Deciphering the mechanisms of the arrhythmogenic R735X

Abstract

Ventricular arrhythmias (VA) appear during the concealed phase of arrhythmogenic cardiomyopathy (AC). This VA can lead to sudden cardiac death, being in many cases, the first symptom of the disease. Mutations on the desmosomal gene Plakophilin-­‐2 (PKP2) have been described as the most prevalent genetic causes of AC. However, the molecular mechanism underlying these early electrical changes during AC development has not been elucidated. PKP2 integrates into the connexome protein network and may lead to changes in its components. In this thesis project we have demonstrated that R735X (a PKP2 truncation associated to AC phenotype) leads to a decrease of the voltage-­‐gated sodium channel NaV1.5 at the plasma membrane of HEK293T and HL-­‐1 cells. In order to study the effect of R735X on a human context, we have developed an AC model based on human induced pluripotent stem cell-­‐derived cardiomyocytes (hiPSC-­‐CM). We have study the role of R735X in hiPSC-­‐CM electrophysiology by comparing electrical features of AC hiPSC-­‐CMs (expressing R735X) with its hiPSC-­‐CM isogenic control. Patch-­‐clamp measurements indicate that R735X leads to a decrease in the fast depolarizing sodium current generated by NaV1.5 channel in hiPSC-­‐CMs.

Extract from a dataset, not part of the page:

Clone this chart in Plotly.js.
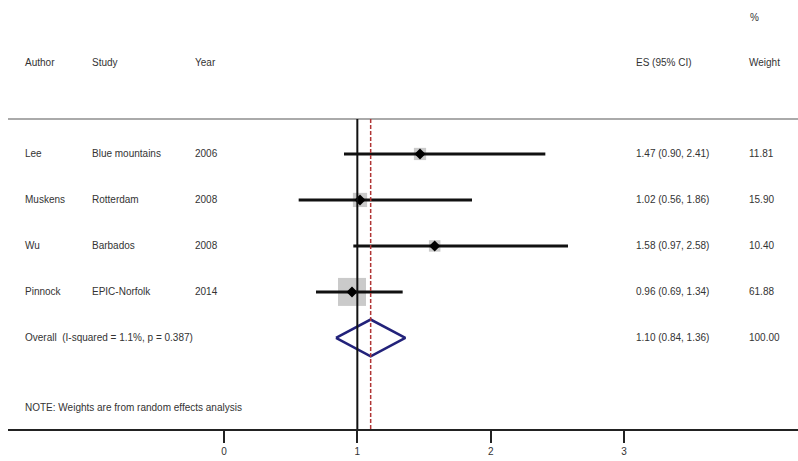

Optical mapping showed an elongation of the action potential duration (APD) and a slowdown in the conduction velocity (CV) of the electrical impulse in mutant 2D hiPSC-­‐CM monolayers, inducing arrhythmogenics events. These results highlight the arrhythmogenic character of R735X protein and could explain the electrical abnormalities reported in AC patients at early stages of the disease.